After leading tours in North Korea, Tarbutu gained the trust of a Korean tour company, which liaisons with the state firm, the Korea International Travel Company, to secure the visa exclusivity.

But why attend one of the world’s most isolated countries – a dictatorship with a deplorable human rights record, where an American student was sentenced last year to 15 years of hard labor for stealing a propaganda poster on a similar tour.

“Curiosity,” he answered. “I am a bit of an adventure-seeking guy and I like places that are not conventional. It would be very difficult to take me to Western Europe, much easier to take me to Serbia or Africa,” said Tal.

In response to Tarbutu’s tour initiative, the Foreign Ministry advised against traveling to North Korea, home to nearly 25 million people. “In view of the fact that Israel has no diplomatic relations with North Korea, if an Israeli citizen gets into any type of distress during his stay there, Israeli representatives will not be able to assist or provide any response,” the ministry said in a statement. “The Foreign Ministry wishes to emphasize that the decision whether to visit North Korea is at the discretion of each individual and is their sole responsibility.”



According to Tarbutu CEO Haim Peres, only around 100 Israelis have traveled to North Korea, and the company has noticed a strong interest in visiting the country. “North Korea is without question one of the most intriguing countries in the world today,” he said in a statement, “It is a closed country, cut off from the world, including its neighbors. More is unknown than known about the country.”

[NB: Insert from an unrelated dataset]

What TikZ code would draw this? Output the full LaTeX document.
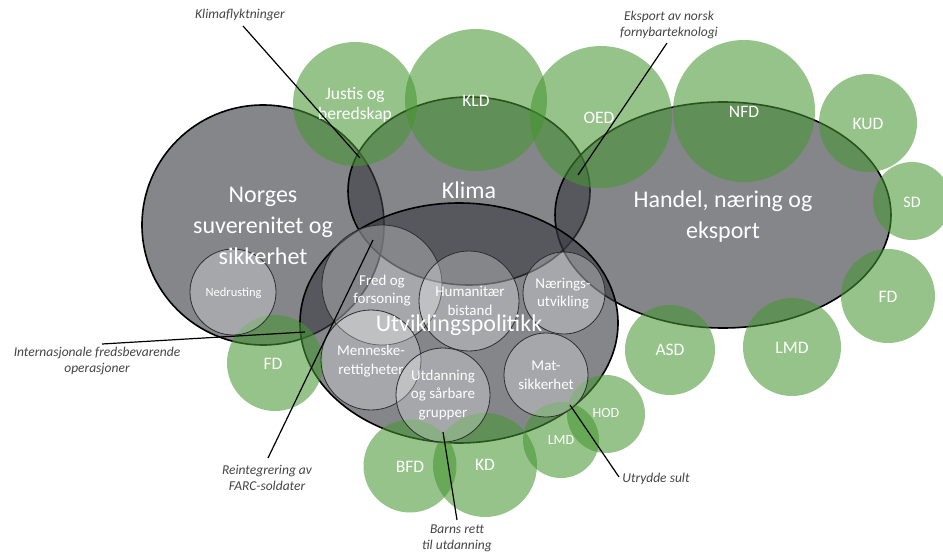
\documentclass[tikz,border=0pt]{standalone}
\usepackage{fontspec}
\setmainfont{Carlito}
\usetikzlibrary{shapes.geometric}
\definecolor{areagray}{RGB}{58,60,66}
\definecolor{deptgreen}{RGB}{70,150,50}
\definecolor{themeline}{RGB}{45,45,48}
\definecolor{notetext}{RGB}{68,68,70}
\begin{document}
\begin{tikzpicture}[x=1pt,y=-1pt,
  area/.style={ellipse, inner sep=0pt, fill=areagray, fill opacity=0.62, draw=black, line width=1.6pt},
  dept/.style={circle, inner sep=0pt, fill=deptgreen, fill opacity=0.57, draw=none},
  theme/.style={circle, inner sep=0pt, fill=white, fill opacity=0.28, draw=themeline, line width=0.8pt},
  bigtxt/.style={text=white, font=\fontsize{24}{31}\selectfont, align=center, inner sep=0pt},
  depttxt/.style={text=white, font=\fontsize{17.5}{19.5}\selectfont, align=center, inner sep=0pt},
  smalldept/.style={text=white, font=\fontsize{14}{16}\selectfont, align=center, inner sep=0pt},
  themetxt/.style={text=white, font=\fontsize{15}{18.7}\selectfont, align=center, inner sep=0pt},
  note/.style={text=notetext, font=\fontsize{13.5}{16.5}\selectfont\itshape, align=center, inner sep=0pt},
  link/.style={draw=black, line width=1.2pt}
]
\useasboundingbox (0,0) rectangle (943,554);

% policy areas
\node[area, minimum width=242pt, minimum height=240pt] (norges) at (263,225) {};
\node[area, minimum width=242pt, minimum height=188pt] (klima) at (469,191) {};
\node[area, minimum width=336pt, minimum height=226pt] (handel) at (723,215) {};
\node[area, minimum width=318pt, minimum height=240pt] (utvikling) at (459,323) {};

% ministries
\node[dept, minimum size=124pt] (justis) at (355,104) {};
\node[dept, minimum size=142pt] (kld) at (476,100) {};
\node[dept, minimum size=142pt] (oed) at (601,117) {};
\node[dept, minimum size=142pt] (nfd) at (744,111) {};
\node[dept, minimum size=98pt] (kud) at (868,123) {};
\node[dept, minimum size=78pt] (sd) at (912,201) {};
\node[dept, minimum size=94pt] (fdR) at (888,296) {};
\node[dept, minimum size=98pt] (lmdR) at (792,347) {};
\node[dept, minimum size=90pt] (asd) at (670,350) {};
\node[dept, minimum size=78pt] (hod) at (606,414) {};
\node[dept, minimum size=76pt] (lmdS) at (561,440) {};
\node[dept, minimum size=104pt] (kd) at (485,465) {};
\node[dept, minimum size=93pt] (bfd) at (410,466) {};
\node[dept, minimum size=96pt] (fdL) at (275,363) {};

% themes
\node[theme, minimum size=86pt] (nedrusting) at (233,292) {};
\node[theme, minimum size=120pt] (fred) at (382,285) {};
\node[theme, minimum size=100pt] (humanitaer) at (469,301) {};
\node[theme, minimum size=82pt] (naering) at (564,293) {};
\node[theme, minimum size=100pt] (menneske) at (371,360) {};
\node[theme, minimum size=94pt] (utdanning) at (443,395) {};
\node[theme, minimum size=84pt] (mat) at (546,375) {};

% theme labels
\node[themetxt] at (382,290.5) {Fred og\\forsoning};
\node[themetxt] at (470,301) {Humanitær\\bistand};
\node[themetxt] at (563,293.5) {Nærings-\\utvikling};
\node[themetxt] at (371,361) {Menneske-\\rettigheter};
\node[themetxt] at (443,395) {Utdanning\\og sårbare\\grupper};
\node[themetxt] at (546,375) {Mat-\\sikkerhet};
\node[text=white, font=\fontsize{12.5}{15}\selectfont, inner sep=0pt] at (233.5,293) {Nedrusting};

% area labels
\node[bigtxt] at (263,226) {Norges\\suverenitet og\\sikkerhet};
\node[bigtxt] at (469,190) {Klima};
\node[bigtxt] at (723,217) {Handel, næring og\\eksport};
\node[bigtxt] at (459,325) {Utviklingspolitikk};

% ministry labels
\node[depttxt] at (355,105) {Justis og\\beredskap};
\node[depttxt] at (476,101) {KLD};
\node[depttxt] at (599,118) {OED};
\node[depttxt] at (744,112) {NFD};
\node[depttxt] at (868,124) {KUD};
\node[depttxt, font=\fontsize{16}{18}\selectfont] at (912,202) {SD};
\node[depttxt] at (888,297) {FD};
\node[depttxt] at (792,348) {LMD};
\node[depttxt] at (670,350) {ASD};
\node[smalldept] at (606,413) {HOD};
\node[smalldept] at (561,440) {LMD};
\node[depttxt] at (485,465) {KD};
\node[depttxt] at (410,467) {BFD};
\node[depttxt] at (273,364) {FD};

% annotations
\node[note] (nKlima) at (240,15) {Klimaflyktninger};
\node[note] (nEksport) at (669,25) {Eksport av norsk\\fornybarteknologi};
\node[note] (nFred) at (97,361) {Internasjonale fredsbevarende\\operasjoner};
\node[note] (nFarc) at (267,478) {Reintegrering av\\FARC-soldater};
\node[note] (nBarn) at (457,538.5) {Barns rett\\til utdanning};
\node[note] (nSult) at (656,479) {Utrydde sult};

\coordinate (aKlima) at (243,26);
\coordinate (bKlima) at (360,158);
\coordinate (aEksport) at (667,43);
\coordinate (bEksport) at (578,175);
\coordinate (aFred) at (102,344);
\coordinate (bFred) at (305,332);
\coordinate (aFarc) at (268,458);
\coordinate (bFarc) at (373,240);
\coordinate (aBarn) at (457,520);
\coordinate (bBarn) at (443,432);
\coordinate (aSult) at (619,477);
\coordinate (bSult) at (570,405);

\draw[link] (aKlima) -- (bKlima);
\draw[link] (aEksport) -- (bEksport);
\draw[link] (aFred) -- (bFred);
\draw[link] (aFarc) -- (bFarc);
\draw[link] (aBarn) -- (bBarn);
\draw[link] (aSult) -- (bSult);
\end{tikzpicture}
\end{document}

On every tourist trip to North Korea the delegation is followed by state-issued minders, who ensure the groups are exposed to a carefully curated tour that restricts visitors from seeing any hardship in the country.

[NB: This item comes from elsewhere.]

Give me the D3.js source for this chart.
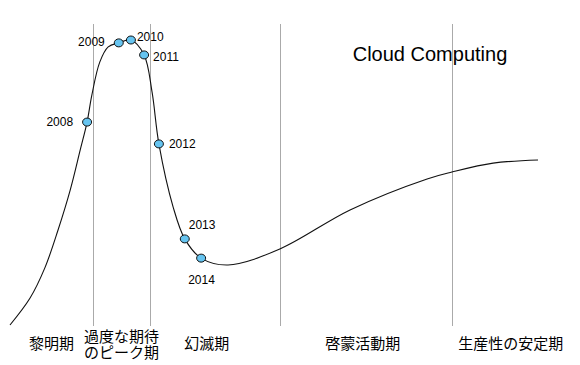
<!DOCTYPE html>
<html lang="ja">
<head>
<meta charset="UTF-8">
<script src="https://d3js.org/d3.v7.min.js"></script>
<title>Hype Cycle</title>
<style>
    body { margin: 0; background: #fff; }
    svg text { font-family: "Liberation Sans", "Noto Sans CJK JP", sans-serif; fill: #000; }
</style>
</head>
<body>
<svg id="chart" width="580" height="365"></svg>
<script>
    // time (0-100) and expectation (0-100) along the hype curve
    const curveT = [0, 3.8, 6.6, 9.1, 11.4, 13.3, 15.5, 17.0, 18.6, 26.9, 30.9, 41.3, 51.1, 64.4, 79.0, 83.7, 91.5, 100];
    const curveV = [0, 9.4, 19.9, 33.1, 47.0, 61.0, 80.1, 91.6, 96.9, 81.2, 41.1, 20.9, 26.5, 40.1, 50.9, 53.3, 56.4, 57.5];

    const years = ["2008", "2009", "2010", "2011", "2012", "2013", "2014"];
    const yearT = [14.6, 20.6, 22.9, 25.4, 28.2, 33.1, 36.2];
    const yearV = [70.7, 98.3, 99.3, 94.1, 63.1, 30.0, 23.3];

    const phaseNames = [["黎明期"], ["過度な期待", "のピーク期"], ["幻滅期"], ["啓蒙活動期"], ["生産性の安定期"]];
    const phaseBounds = [0, 15.7, 26.5, 51.1, 83.7, 106];

    const title = "Cloud Computing";

    const svg = d3.select("#chart");
    const x = d3.scaleLinear().domain([0, 100]).range([10, 538]);
    const y = d3.scaleLinear().domain([0, 100]).range([325, 38]);

    // phase separators
    svg.append("g")
        .selectAll("line")
        .data(phaseBounds.slice(1, -1))
        .join("line")
        .attr("x1", d => Math.round(x(d)) + 0.5)
        .attr("x2", d => Math.round(x(d)) + 0.5)
        .attr("y1", 24)
        .attr("y2", 326)
        .attr("stroke", "#aaa")
        .attr("stroke-width", 1);

    // curve passes through the year markers too
    let pts = curveT.map((t, i) => [t, curveV[i]])
        .concat(yearT.map((t, i) => [t, yearV[i]]));
    pts.sort((a, b) => a[0] - b[0]);

    svg.append("path")
        .attr("d", d3.line().x(d => x(d[0])).y(d => y(d[1])).curve(d3.curveCatmullRom.alpha(0.5))(pts))
        .attr("fill", "none")
        .attr("stroke", "#111")
        .attr("stroke-width", 1.1);

    svg.append("g")
        .selectAll("ellipse")
        .data(years)
        .join("ellipse")
        .attr("cx", (d, i) => x(yearT[i]))
        .attr("cy", (d, i) => y(yearV[i]))
        .attr("rx", 4.5)
        .attr("ry", 4)
        .attr("fill", "#66c4f0")
        .attr("stroke", "#111")
        .attr("stroke-width", 1);

    // label offsets [dx, dy, anchor]
    const lblOff = [[-14, 4, "end"], [-14, 3, "end"], [6, 1, "start"], [9, 6, "start"], [10, 4, "start"], [4, -10, "start"], [-13, 26, "start"]];
    svg.append("g")
        .selectAll("text")
        .data(years)
        .join("text")
        .attr("x", (d, i) => x(yearT[i]) + lblOff[i][0])
        .attr("y", (d, i) => y(yearV[i]) + lblOff[i][1])
        .attr("text-anchor", (d, i) => lblOff[i][2])
        .attr("font-size", 12)
        .text(d => d);

    svg.append("text")
        .attr("x", 430)
        .attr("y", 61)
        .attr("text-anchor", "middle")
        .attr("font-size", 20)
        .text(title);

    const pl = svg.append("g")
        .selectAll("text")
        .data(phaseNames)
        .join("text")
        .attr("x", (d, i) => {
            let m = x((phaseBounds[i] + phaseBounds[i + 1]) / 2);
            return i === 2 ? m - 8 : (i === 3 ? m - 3 : m);
        })
        .attr("y", d => d.length > 1 ? 342 : 349)
        .attr("text-anchor", "middle")
        .attr("font-size", 15);
    pl.selectAll("tspan")
        .data(d => d)
        .join("tspan")
        .attr("x", function () { return this.parentNode.getAttribute("x"); })
        .attr("dy", (d, i) => i ? 15.5 : 0)
        .text(d => d);
</script>
</body>
</html>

“You’re always accompanied by what I call ‘spies’ – others may call them representatives of the touring company,” remarked Tal.

The minders tend to have strict rules, especially about photographing military sites, or sneaking out of the tour group’s Pyongyang hotel at night. Yet according to Tal, “as long as you are not trying to do things behind their backs” the minders were friendly and helpful in their attempt to demonstrate North Korea as thriving and friendly. Moreover, in Tal’s experience the North Koreans were overtly warm and engaging, saying, “One time an officer was more interested in me than I was in him.”

What struck Tal most was the amount of large infrastructure in the country conspicuously underused. “Very wide streets, three, four, or five lanes, with almost no vehicles at all,” adding that the traffic was similar to Israel on Yom Kippur, the Jewish holy day when most people refrain from driving.

“Our hotel was 44 stories and twin towers with a revolving restaurant... I never saw the chance to see more than 30 people.”

Tal also observed the citizens’ dedication to the leaders Kim Il-sung, the founder of regime, his son Kim Jong-il, and since 2011 Kim Jong-un. “They treat their founding fathers as they were saints,” he said, adding that tourists are generally expected to show respect by bowing in front of statues of the leaders.

Relations between Israel and North Korea remain hostile.

North Korea has reportedly supplied weapons to Palestinian terrorists and Hezbollah, and nuclear technology to the Assad regime. The most recent mention of North Korea by an Israeli official was last week at a conference in Munich, when Defense Minister Avigdor Liberman equated the Iran nuclear deal to previous nuclear deals negotiated with North Korea, after previously saying North Korea is part of the “axis of evil” in 2010.

But Tal did notice one similarity between Jerusalem and Pyongyang, stating that both countries view themselves as self-reliant. “It’s ‘us and us alone’ – this is the philosophy that serves them very well.”